Time. Is time what is supposed to help me to heal? I seriously doubt it. Time has done nothing for me and I am sure it will continue to do nothing for me in the future. All time is doing is just having the days pass by. I guess you could say time is a stair case. It is a stair case that I climb each and every day. Sometimes the stairs are incredibly steep and narrow, and incredibly hard to climb. Whereas other days, the stairs are incredibly wide and almost flat. The steep and narrow stair days are the day I just don’t know how I am supposed to get through. They are the incredibly hard days or hard times, like what I am going through tonight just trying to go to sleep at 3 in the morning. The wide and flat days are my ok days. Those are the days I can put a smile on my face and not cry. Those are the days I am not thinking about Mari and how much I am missing her all the time. This stair case I am on is a climb I will be on until I die one day and the top of the stair is that day when I have finally reached the top where Mari is waiting for me at the very last stair. She is waiting there for me with open arms. But until that day I am incredibly sad.
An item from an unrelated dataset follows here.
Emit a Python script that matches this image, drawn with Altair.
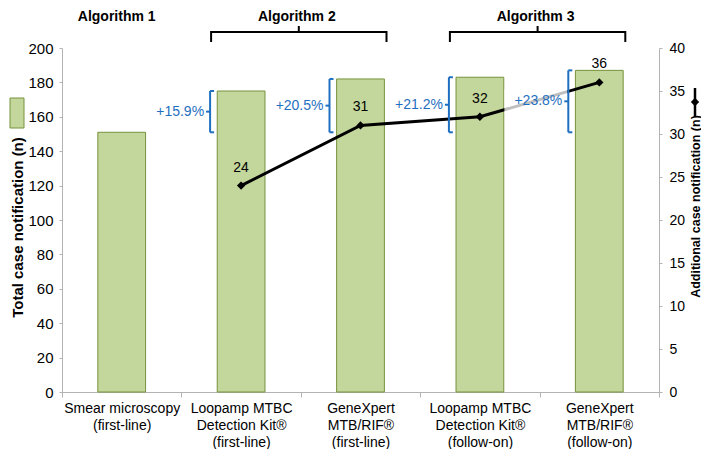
import altair as alt
import pandas as pd

# ---------------- data ----------------
categories = [
    "Smear microscopy|(first-line)",
    "Loopamp MTBC|Detection Kit®|(first-line)",
    "GeneXpert|MTB/RIF®|(first-line)",
    "Loopamp MTBC|Detection Kit®|(follow-on)",
    "GeneXpert|MTB/RIF®|(follow-on)",
]
total_cases = [151, 175, 182, 183, 187]
additional_cases = [24, 31, 32, 36]
increase_labels = ["+15.9%", "+20.5%", "+21.2%", "+23.8%"]
baseline_cases = 151
algorithm_names = ["Algorithm 1", "Algorithm 2", "Algorithm 3"]

GREEN = "#c3d69b"
OLIVE = "#76923c"
BLUE = "#1f6fc0"
GRAY = "#b3b3b3"

bars_df = pd.DataFrame({"cat": categories, "total": total_cases})
add_df = pd.DataFrame({
    "cat": categories[1:],
    "add": additional_cases,
    "pct": increase_labels,
    "total": total_cases[1:],
    "base": [baseline_cases] * 4,
})
add_df["mid"] = (add_df["base"] + add_df["total"]) / 2

alg1_df = pd.DataFrame({"name": [algorithm_names[0]], "cat": [categories[0]]})
alg23_df = pd.DataFrame({"name": algorithm_names[1:], "cat": [categories[1], categories[3]]})
brace_df = pd.DataFrame({"first": [categories[1], categories[3]],
                         "last": [categories[2], categories[4]]})
box_df = pd.DataFrame({"a": [categories[3]], "b": [categories[4]],
                       "mid": [add_df["mid"].iloc[3]]})
one_df = pd.DataFrame({"k": [0]})

# ---------------- scales ----------------
xscale = alt.Scale(domain=categories, paddingInner=0, paddingOuter=0)
left_scale = alt.Scale(domain=[0, 200], nice=False)
right_scale = alt.Scale(domain=[0, 40], nice=False)


def xenc(field="cat", **kw):
    return alt.X(f"{field}:N", sort=categories, title=None, **kw)


x_main = alt.X(
    "cat:N", sort=categories, scale=xscale, title=None,
    axis=alt.Axis(
        labelExpr="split(datum.label, '|')", labelAngle=0, labelFontSize=14,
        labelLineHeight=17, labelColor="black", labelPadding=4, labelLimit=300,
        tickBand="extent", tickSize=5, tickColor=GRAY, domainColor=GRAY,
        domainWidth=1,
    ),
)

# ---------------- left layer: bars ----------------
bars = alt.Chart(bars_df).mark_bar(
    fill=GREEN, stroke=OLIVE, strokeWidth=1, width=alt.RelativeBandSize(0.4)
).encode(
    x=x_main,
    y=alt.Y("total:Q", scale=left_scale,
            axis=alt.Axis(values=list(range(0, 201, 20)), grid=False,
                          domainColor=GRAY, tickColor=GRAY, tickSize=3,
                          labelFontSize=15, labelPadding=6, labelColor="black",
                          title="Total case notification (n)", titleFontSize=15,
                          titleFontWeight="bold", titleColor="black",
                          titleAngle=270, titleAlign="center",
                          titleBaseline="middle", titleX=-45, titleY=179)),
)

# ---------------- right layer: line ----------------
yr = alt.Y("add:Q", scale=right_scale,
           axis=alt.Axis(orient="right", values=list(range(0, 41, 5)), grid=False,
                         domainColor=GRAY, tickColor=GRAY, tickSize=3,
                         labelFontSize=14, labelPadding=7, labelColor="black",
                         title="Additional case notification (n)", titleFontSize=12.5,
                         titleFontWeight="bold", titleColor="black",
                         titleAngle=270, titleAlign="center",
                         titleBaseline="middle", titleX=36, titleY=158))
line = alt.Chart(add_df).mark_line(color="black", strokeWidth=3).encode(x=xenc(), y=yr)
pts = alt.Chart(add_df).mark_point(shape="diamond", filled=True, size=70,
                                   opacity=1, color="black").encode(x=xenc(), y=yr)
right = alt.layer(line, pts)

# ---------------- left layer: annotations ----------------
def ly(f):
    return alt.Y(f"{f}:Q", scale=left_scale, axis=None, title=None)


box = alt.Chart(box_df).mark_rule(color="white", strokeWidth=24, opacity=0.75,
                                  strokeCap="butt", xOffset=24.5, x2Offset=-32).encode(
    x=xenc("a"), x2=alt.X2("b"), y=ly("mid"))

nums = alt.Chart(add_df).mark_text(dy=-18, fontSize=14, color="black").encode(
    x=xenc(), y=alt.Y("add:Q", scale=right_scale, axis=None, title=None), text="add:Q")

br_v = alt.Chart(add_df).mark_rule(color=BLUE, strokeWidth=2, xOffset=-31).encode(
    x=xenc(), y=ly("base"), y2="total:Q")
br_t = alt.Chart(add_df).mark_tick(orient="horizontal", size=4, thickness=2,
                                   color=BLUE, opacity=1, xOffset=-29).encode(
    x=xenc(), y=ly("total"))
br_b = alt.Chart(add_df).mark_tick(orient="horizontal", size=4, thickness=2,
                                   color=BLUE, opacity=1, xOffset=-29).encode(
    x=xenc(), y=ly("base"))
br_m = alt.Chart(add_df).mark_tick(orient="horizontal", size=4, thickness=2,
                                   color=BLUE, opacity=1, xOffset=-33).encode(
    x=xenc(), y=ly("mid"))
br_lab = alt.Chart(add_df).mark_text(color=BLUE, fontSize=14, align="right",
                                     baseline="middle", xOffset=-37).encode(
    x=xenc(), y=ly("mid"), text="pct:N")

alg1 = alt.Chart(alg1_df).mark_text(fontSize=14, fontWeight="bold", color="black",
                                    baseline="middle", xOffset=-5).encode(
    x=xenc(), y=alt.value(-31), text="name:N")
alg23 = alt.Chart(alg23_df).mark_text(fontSize=14, fontWeight="bold", color="black",
                                      baseline="middle", xOffset=-4).encode(
    x=xenc(bandPosition=1), y=alt.value(-31), text="name:N")

brace_h = alt.Chart(brace_df).mark_rule(color="black", strokeWidth=2,
                                        xOffset=-30, x2Offset=26).encode(
    x=xenc("first"), x2=alt.X2("last"), y=alt.value(-16))
brace_l = alt.Chart(brace_df).mark_rule(color="black", strokeWidth=2, xOffset=-30).encode(
    x=xenc("first"), y=alt.value(-17), y2=alt.value(-6))
brace_r = alt.Chart(brace_df).mark_rule(color="black", strokeWidth=2, xOffset=26).encode(
    x=xenc("last"), y=alt.value(-17), y2=alt.value(-6))
brace_m = alt.Chart(brace_df).mark_rule(color="black", strokeWidth=2, xOffset=-2).encode(
    x=xenc("first", bandPosition=1), y=alt.value(-22), y2=alt.value(-16))

leg_bar = alt.Chart(one_df).mark_rect(fill=GREEN, stroke=OLIVE, strokeWidth=1).encode(
    x=alt.value(-52), x2=alt.value(-38), y=alt.value(50), y2=alt.value(80))
leg_rule = alt.Chart(one_df).mark_rule(color="black", strokeWidth=2.5).encode(
    x=alt.value(633), y=alt.value(40), y2=alt.value(69))
leg_pt = alt.Chart(one_df).mark_point(shape="diamond", filled=True, size=70,
                                      opacity=1, color="black").encode(
    x=alt.value(633), y=alt.value(54))

annot = alt.layer(box, br_v, br_t, br_b, br_m, br_lab, alg1, alg23,
                  brace_h, brace_l, brace_r, brace_m, leg_bar, leg_rule, leg_pt)
labels = alt.layer(nums)

chart = alt.layer(bars, right, annot, labels).resolve_scale(y="independent").properties(
    width=597, height=344,
    autosize=alt.AutoSizeParams(type="none"),
    padding={"left": 54, "top": 40, "right": 42, "bottom": 57},
).configure(font="Liberation Sans").configure_view(stroke="transparent")

chart.save("out.html", embed_options={"renderer": "svg", "actions": False})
It seems like almost every night I am thinking of my beautiful baby girl. Here lately it has been about her last few days on this earth, or the wake and/or the funeral. I just remember looking back at her funeral and realizing that I would never be able to see my little girl again. She is just gone. Yet I am still here to remember her while I am on this earth. How is this possible? It was just not supposed to happen this way. The order is so out of whack. No one is going to ever help me to understand why Mari was taken from me. NO ONE!!! It will never make sense. We try to make sense of loss like this, we as human beings, but there is nothing that makes sense when a mother (or a father) loses a child this early in life, or for that matter, the child dying before the parent does. NOTHING!!!
I sit here almost every night just wishing this was all a bad dream and that tomorrow morning I will be waking up and I will hear her sweet little voice singing in the monitor to wake me up like she had done for so many years. I miss that sweet little voice more than I ever thought humanly possible.
In our class we are also supposed to workshop two students papers each week. Well, this week we were workshopping two of the professors papers. I felt terrible because I had not read his papers either. I sat here reading one of his essays but had not gotten to the other. When it came time to critique, of course the one I had not read yet is the one we were workshopping first. I was given grief over this but I said, “At least I did lie and say something about it when I had not read it.” I think being honest is more important than just worrying about saying something.
I am so glad this semester is almost over. I need it to be over. I have only class tomorrow, and then Monday and Wednesday of next week for my American Lit II class and my biology class, and then I only have one class left of creative writing after tonight. Then the following week is finals but I only have a final in American Lit class. I am just so glad this semester is basically done.